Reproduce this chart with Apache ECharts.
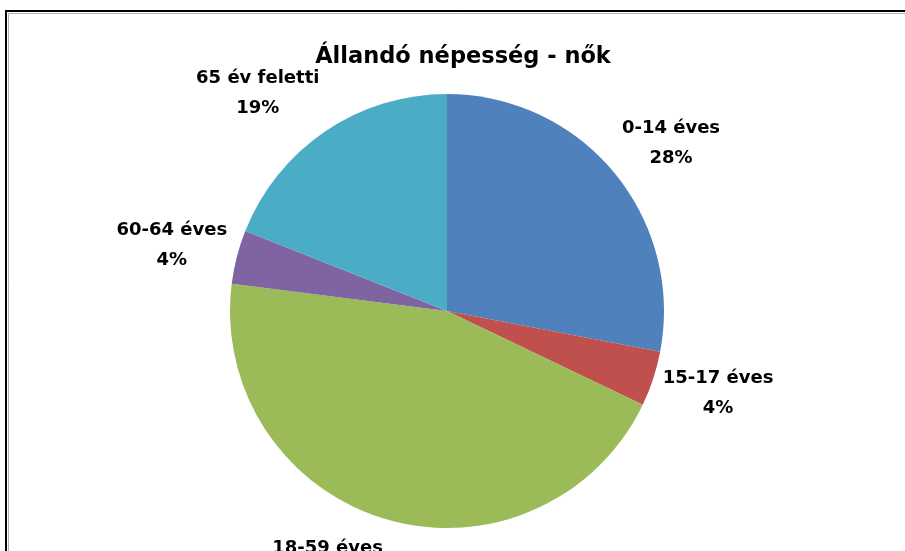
<!DOCTYPE html>
<html>
<head>
<meta charset="utf-8">
<script src="https://cdn.jsdelivr.net/npm/echarts@6/dist/echarts.min.js"></script>
<style>
html, body { margin: 0; padding: 0; background: #fff; }
#chart { width: 905px; height: 551px; }
</style>
</head>
<body>
<div id="chart"></div>
<script>
// korcsoportok es aranyuk (%)
const categories = ['0-14 éves', '15-17 éves', '18-59 éves', '60-64 éves', '65 év feletti']
const values = [28.0, 4.1, 44.9, 4.0, 19.0]
const colors = ['#4F81BD', '#C0504D', '#9BBB59', '#8064A2', '#4BACC6']

const cx = 447
const cy = 311
const gap = 10 // cimke es a perem kozti res

const myChart = echarts.init(document.getElementById('chart'))

myChart.setOption({
    animation: false,
    color: colors,
    title: {
        text: 'Állandó népesség - nők',
        left: 458,
        top: 41,
        textAlign: 'center',
        textStyle: {
            fontFamily: 'DejaVu Sans',
            fontWeight: 'bold',
            fontSize: 22.5,
            color: '#000'
        }
    },
    graphic: [{
        type: 'rect',
        shape: { x: 6, y: 11, width: 1000, height: 1000 },
        style: { fill: null, stroke: '#000', lineWidth: 2 },
        z: 100
    }, {
        type: 'rect',
        shape: { x: 8.5, y: 13.5, width: 1000, height: 1000 },
        style: { fill: null, stroke: '#b0b0b0', lineWidth: 1 },
        z: 100
    }],
    series: [{
        type: 'pie',
        center: [cx, cy],
        radius: 217,
        startAngle: 90,
        clockwise: true,
        avoidLabelOverlap: false,
        percentPrecision: 0,
        data: categories.map((name, i) => ({ name: name, value: values[i] })),
        itemStyle: { borderWidth: 0 },
        label: {
            show: true,
            position: 'outside',
            formatter: '{b}\n{d}%',
            fontFamily: 'DejaVu Sans',
            fontWeight: 'bold',
            fontSize: 18,
            lineHeight: 30,
            color: '#000'
        },
        labelLine: {
            show: true,
            length: 20,
            length2: 0,
            lineStyle: { opacity: 0 }
        },
        labelLayout: function (p) {
            const pts = p.labelLinePoints
            if (!pts) return {}
            // a szelet kozepvonalan, a perem mogott
            const ex = pts[0][0] - cx
            const ey = pts[0][1] - cy
            const len = Math.sqrt(ex * ex + ey * ey)
            const ux = ex / len
            const uy = ey / len
            const ax = pts[0][0] + ux * gap
            const ay = pts[0][1] + uy * gap
            const w = p.labelRect.width
            const h = p.labelRect.height - 12
            return {
                x: ax + Math.sign(ux) * w / 2,
                y: ay + uy * h * 0.75,
                align: 'center',
                verticalAlign: 'middle'
            }
        }
    }]
})
</script>
</body>
</html>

┄┄┄┄┄┄┄┄┄┄┄┄┄┄┄┄┄┄┄┄

- YOUR TASK: Retype the listing exactly. Pictures do not belong in the copy.

- CORRECT RESULT:
Reproduce this chart with Apache ECharts.
<!DOCTYPE html>
<html>
<head>
<meta charset="utf-8">
<script src="https://cdn.jsdelivr.net/npm/echarts@6/dist/echarts.min.js"></script>
<style>
html, body { margin: 0; padding: 0; background: #fff; }
#chart { width: 905px; height: 551px; }
</style>
</head>
<body>
<div id="chart"></div>
<script>
// korcsoportok es aranyuk (%)
const categories = ['0-14 éves', '15-17 éves', '18-59 éves', '60-64 éves', '65 év feletti']
const values = [28.0, 4.1, 44.9, 4.0, 19.0]
const colors = ['#4F81BD', '#C0504D', '#9BBB59', '#8064A2', '#4BACC6']

const cx = 447
const cy = 311
const gap = 10 // cimke es a perem kozti res

const myChart = echarts.init(document.getElementById('chart'))

myChart.setOption({
    animation: false,
    color: colors,
    title: {
        text: 'Állandó népesség - nők',
        left: 458,
        top: 41,
        textAlign: 'center',
        textStyle: {
            fontFamily: 'DejaVu Sans',
            fontWeight: 'bold',
            fontSize: 22.5,
            color: '#000'
        }
    },
    graphic: [{
        type: 'rect',
        shape: { x: 6, y: 11, width: 1000, height: 1000 },
        style: { fill: null, stroke: '#000', lineWidth: 2 },
        z: 100
    }, {
        type: 'rect',
        shape: { x: 8.5, y: 13.5, width: 1000, height: 1000 },
        style: { fill: null, stroke: '#b0b0b0', lineWidth: 1 },
        z: 100
    }],
    series: [{
        type: 'pie',
        center: [cx, cy],
        radius: 217,
        startAngle: 90,
        clockwise: true,
        avoidLabelOverlap: false,
        percentPrecision: 0,
        data: categories.map((name, i) => ({ name: name, value: values[i] })),
        itemStyle: { borderWidth: 0 },
        label: {
            show: true,
            position: 'outside',
            formatter: '{b}\n{d}%',
            fontFamily: 'DejaVu Sans',
            fontWeight: 'bold',
            fontSize: 18,
            lineHeight: 30,
            color: '#000'
        },
        labelLine: {
            show: true,
            length: 20,
            length2: 0,
            lineStyle: { opacity: 0 }
        },
        labelLayout: function (p) {
            const pts = p.labelLinePoints
            if (!pts) return {}
            // a szelet kozepvonalan, a perem mogott
            const ex = pts[0][0] - cx
            const ey = pts[0][1] - cy
            const len = Math.sqrt(ex * ex + ey * ey)
            const ux = ex / len
            const uy = ey / len
            const ax = pts[0][0] + ux * gap
            const ay = pts[0][1] + uy * gap
            const w = p.labelRect.width
            const h = p.labelRect.height - 12
            return {
                x: ax + Math.sign(ux) * w / 2,
                y: ay + uy * h * 0.75,
                align: 'center',
                verticalAlign: 'middle'
            }
        }
    }]
})
</script>
</body>
</html>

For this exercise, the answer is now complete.